Friday, August 9, 2013

Hen Chronicles: Will you still need me? Will you still feed me?


Even healthy hens stop laying eventually, and although we are nowhere near that point in the lives of our quartet, a recent newspaper article reminded me that the day will come when the eggs stop coming.
 

Hens can lay into their teens, the experts say. But their productivity slows, and may even stop altogether, before that. So the question is obvious. What will become of our chickens when they no longer earn their keep?

Plymouth Rock Snow and Barred Rock Nala are of indeterminate age. When we bought them in April of last year, they were fully grown and laying regularly. The seller led us to believe that Snow, Nala and a third hen who later died had not been laying for very long. Hens start laying at about six months of age, so we figure Snow and Nala were born in 2011.
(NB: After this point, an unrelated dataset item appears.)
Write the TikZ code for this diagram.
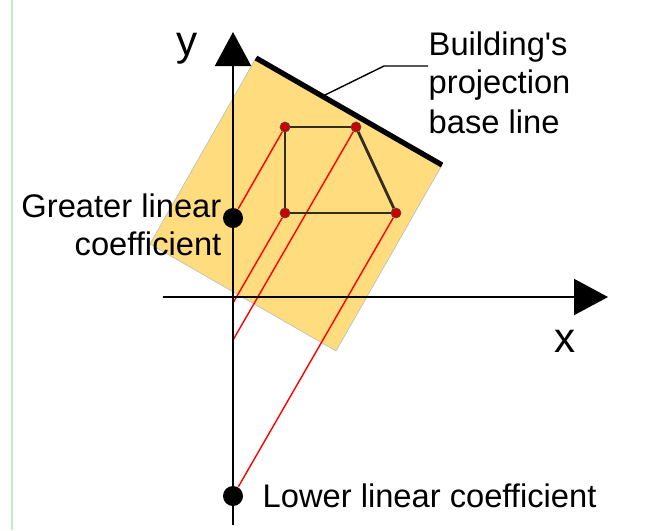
\documentclass[tikz,border=0pt]{standalone}
\usepackage{fontspec}
\setmainfont{Liberation Sans}
\usetikzlibrary{arrows.meta}
\definecolor{planfill}{RGB}{255,220,125}
\definecolor{edgegreen}{RGB}{190,240,190}
\definecolor{wallcolor}{RGB}{50,45,30}
\tikzset{
  axisline/.style={line width=0.6pt, black, -{Triangle[length=0.34cm,width=0.36cm]}},
  wall/.style={line width=0.8pt, wallcolor},
  projline/.style={line width=0.4pt, red},
  vertexdot/.style={circle, fill=red!80!black, draw=black!70, line width=0.2pt, inner sep=0pt, minimum size=0.1cm},
  interceptdot/.style={circle, fill=black, inner sep=0pt, minimum size=0.2cm},
  label/.style={font=\fontsize{9.3}{11}\selectfont, inner sep=0pt},
  axislabel/.style={font=\fontsize{12}{14}\selectfont, inner sep=0pt}
}
\begin{document}
\begin{tikzpicture}
      \useasboundingbox (0,0) rectangle (6.5,5.3);
      \draw[edgegreen, line width=0.5pt] (0.12,0) -- (0.12,5.3);
      % plan area
      \coordinate (baseleft) at (2.56,4.72);
      \coordinate (baseright) at (4.42,3.65);
      \fill[planfill, draw=gray!50, line width=0.2pt] (baseleft) -- (baseright) -- (3.36,1.79) -- (1.50,2.86) -- cycle;
      % building corners
      \node[vertexdot] (cornerA) at (2.85,4.03) {};
      \node[vertexdot] (cornerB) at (3.56,4.03) {};
      \node[vertexdot] (cornerC) at (2.85,3.17) {};
      \node[vertexdot] (cornerD) at (3.96,3.17) {};
      % points on the y axis
      \node[interceptdot] (greater) at (2.33,3.12) {};
      \node[interceptdot] (lower) at (2.33,0.34) {};
      \coordinate (interceptC) at (2.33,2.27);
      \coordinate (interceptB) at (2.33,1.90);
      % projections
      \draw[projline] (cornerA) -- (greater);
      \draw[projline] (cornerC) -- (interceptC);
      \draw[projline] (cornerB) -- (interceptB);
      \draw[projline] (cornerD) -- (lower);
      % axes
      \coordinate (ystart) at (2.33,0.05);
      \coordinate (yend) at (2.33,4.98);
      \coordinate (xstart) at (1.63,2.33);
      \coordinate (xend) at (6.08,2.33);
      \draw[axisline] (ystart) -- (yend);
      \draw[axisline] (xstart) -- (xend);
      % building outline
      \draw[wall] (cornerA) -- (cornerB);
      \draw[wall] (cornerB) -- (cornerD);
      \draw[wall] (cornerD) -- (cornerC);
      \draw[wall] (cornerC) -- (cornerA);
      \draw[line width=1.5pt, black] (baseleft) -- (baseright);
      % texts
      \node[axislabel, anchor=base west] (ylabel) at (1.76,4.75) {y};
      \node[axislabel, anchor=base west] (xlabel) at (5.54,1.78) {x};
      \node[label, anchor=base west] (building) at (4.28,4.75) {Building\textquotesingle s};
      \node[label, anchor=base west] (projection) at (4.28,4.37) {projection};
      \node[label, anchor=base west] (baseline) at (4.28,3.97) {base line};
      \node[label, anchor=base east] (greatertext) at (2.22,3.13) {Greater linear};
      \node[label, anchor=base east] (coefftext) at (2.22,2.75) {coefficient};
      \node[label, anchor=base west] (lowertext) at (2.62,0.23) {Lower linear coefficient};
      % leader to the base line
      \coordinate (leadstart) at (3.25,4.35);
      \coordinate (leadbend) at (3.84,4.64);
      \coordinate (leadend) at (4.28,4.64);
      \draw[line width=0.4pt, black] (leadstart) -- (leadbend) -- (leadend);
    \end{tikzpicture}
\end{document}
Hope and Nellie, our Rhode Island Reds, are even younger. They both hit the six-month mark a few weeks ago. They are still so new to the laying game that their eggs are smaller than normal, but they are producing them regularly, after a bit of a late start.


With any luck, all four hens will continue to deposit tasty treats in their nest box for years to come. But when “the girls” do reach “henopause,” what will we do with them?

The newspaper story pointed out that some hens end up on the dinner table at that point. Or they get traded to other chicken keepers who may, in turn, pop them into the oven. But the point of the story was that many urban chickens are viewed as pets, so they continue to hang around even after their laying years have come and gone.

On that score, my wife Liz and I agree with Teresa Kelly of Roeland Park, Kansas, who was quoted in the article as saying: “I cannot eat anything that I’ve made eye contact with.” Our hens will never see the inside of a kitchen unless they ask for a tour.

Ah, but we love fresh eggs! And our coop is designed for no more than four chickens. So if we eventually reach the point where the girls become freeloaders, will we have to resort to eating (gasp!) store-bought eggs?

I ran that by Liz the other day. She replied without a moment’s hesitation.

“I’ve thought about that,” she said in a businesslike voice that suggested debate was not an option. “We’d just have to get another coop.”

Hmmm . . . a two-coop scenario. One would house egg-producing hens. And the other would be the poultry equivalent of . . . a nursing home!